By shortening up, of course.
The Indians sealed their 3-2, 23-inning victory over the Myrtle Beach Pelicans when Frawley -- choking up on his waning bat -- delivered a two-out single to score Roberto Perez from third base.
"To be honest, I was just trying to get on top of something and get a ground ball," Frawley said. "When you play that many innings, you're going to feel tired and your swing can drag. ... My arms were gone; I tried using my hands."
Frawley's 10 fingers ended a game than spanned nearly seven hours, saw the sun replaced by artificial lighting and an announced crowd of 1,179 whittled to a smattering of about 50 at Historic Grainger Stadium.

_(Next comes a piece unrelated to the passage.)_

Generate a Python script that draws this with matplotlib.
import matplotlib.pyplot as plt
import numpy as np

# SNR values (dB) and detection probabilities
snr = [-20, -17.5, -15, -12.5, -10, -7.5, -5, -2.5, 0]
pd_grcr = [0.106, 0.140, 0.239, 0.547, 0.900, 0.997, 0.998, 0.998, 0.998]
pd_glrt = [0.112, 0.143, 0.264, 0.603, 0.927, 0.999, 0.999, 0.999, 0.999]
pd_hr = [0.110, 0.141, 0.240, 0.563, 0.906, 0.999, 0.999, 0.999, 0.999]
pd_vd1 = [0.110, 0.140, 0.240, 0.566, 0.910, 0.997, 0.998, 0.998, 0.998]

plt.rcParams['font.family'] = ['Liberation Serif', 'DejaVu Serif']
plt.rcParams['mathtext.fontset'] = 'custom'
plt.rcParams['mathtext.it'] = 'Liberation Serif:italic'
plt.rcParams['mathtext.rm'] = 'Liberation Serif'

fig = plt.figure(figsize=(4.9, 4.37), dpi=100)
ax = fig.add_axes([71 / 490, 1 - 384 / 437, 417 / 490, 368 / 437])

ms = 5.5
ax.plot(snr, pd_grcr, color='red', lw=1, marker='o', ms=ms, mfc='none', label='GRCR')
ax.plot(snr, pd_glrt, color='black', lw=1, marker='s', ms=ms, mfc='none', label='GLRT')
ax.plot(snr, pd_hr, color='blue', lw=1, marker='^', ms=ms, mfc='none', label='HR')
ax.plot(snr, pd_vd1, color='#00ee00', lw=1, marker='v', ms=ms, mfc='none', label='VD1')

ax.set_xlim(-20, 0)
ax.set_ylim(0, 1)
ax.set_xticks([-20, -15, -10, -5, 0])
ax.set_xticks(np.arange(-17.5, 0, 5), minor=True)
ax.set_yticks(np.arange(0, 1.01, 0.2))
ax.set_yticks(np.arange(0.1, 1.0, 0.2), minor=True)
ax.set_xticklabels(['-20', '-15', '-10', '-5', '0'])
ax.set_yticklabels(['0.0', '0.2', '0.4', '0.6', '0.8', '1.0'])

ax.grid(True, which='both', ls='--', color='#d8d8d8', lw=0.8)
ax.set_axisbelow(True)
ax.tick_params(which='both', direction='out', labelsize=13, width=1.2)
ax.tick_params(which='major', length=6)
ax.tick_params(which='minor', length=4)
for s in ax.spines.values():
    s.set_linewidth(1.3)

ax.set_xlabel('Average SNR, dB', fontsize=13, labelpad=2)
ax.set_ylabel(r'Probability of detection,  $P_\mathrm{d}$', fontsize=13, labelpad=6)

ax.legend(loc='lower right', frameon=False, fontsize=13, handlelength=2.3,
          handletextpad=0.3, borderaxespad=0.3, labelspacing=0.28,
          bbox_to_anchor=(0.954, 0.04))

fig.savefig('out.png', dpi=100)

History alo was made: No Carolina League game -- none of the past 36,601 -- had ever exceeded 21 innings. On July 5, 1998, Wilmington topped Danville, 3-2, in a game that featured 15 pitchers and 27 position players. Sunday's record-breaking affair comprised 15 and 28, respectively.
When Frawley stepped to the plate for his final at-bat, he was 1-for-10 with six strikeouts -- he'd singled in the first inning, not long after the game began at 1:30 p.m. ET -- before coming through against Kasey Kiker (1-2), the Pelicans' seventh pitcher. The Indians had only two hits in 24 chances with runners in scoring position, while Myrtle Beach was 1-for-13 in the same situations.
Frawley is no stranger to coming through in the clutch. Cleveland's 17th-round Draft pick in 2009 out of Stetson University recalled a walk-off homer last June 20 to clinch Class A Lake County's first-half division title.
Kinston had an even better opportunity to score the winning run an inning earlier: Delvi Cid, who batted for Bo Greenwell in the opening inning, singled, stole second and advanced to third on an error. Cid was joined on the basepaths by two teammates with none out, but Tyler Cannon (0-for-8) struck out and Doug Pickens (0-for-9) grounded into an inning-ending double play.
"They just turned a great double play," said Frawley, a fellow middle infielder. "I definitely thought that we were going to win in that inning."
Hours earlier, Kinston appeared well on its way to a timely victory, taking a 2-1 lead into the ninth. But Indians All-Star closer Preston Guilmet suffered his first blown save in 15 opportunities this season when he allowed Mitch Hilligoss' game-tying RBI single.
The Pelicans almost grabbed the lead on the same play as Santiago Chirino tried to score from second base on Hilligoss' clutch hit but was thrown out at the plate by left fielder Tyler Holt.
"That was huge," Frawley said. "We have all the confidence in the world in Preston -- he is an All-Star closer -- but they ended up knocking him around a little bit."
After Guilmet's exit, five Kinston relievers combined on 14 scoreless innings, concluding with three strong frames from lefty Chris Jones (2-0).
"They went out there and did an unbelievable job," Frawley said. "That kept us loose; we weren't staying tired with out heels on the ground."
Before Kiker's significant matchup with Frawley, five Pelicans also combined on 14 shutout frames. The last of the five, left-hander Chad Bells, completed five one-hit innings before he was lifted at the start of the 23rd.
The game also began as a pitching duel. Kinston's Brett Brach and Myrtle Beach's Joe Wieland both allowed a single run through six innings, with Wieland striking out nine.
Sunday was a normal day for the starters, who had plenty of time to ice their throwing shoulders. The position players had no such luxury. Among the most exhausted was Perez, who fell a triple shy of the cycle and played 23 innings behind the plate for the K-Tribe. He went 4-for-9 with his first homer of the season and scored all three runs.
"We've got a few guys with sore knees," Frawley said, "but we have a doubleheader tomorrow and we're looking to win two."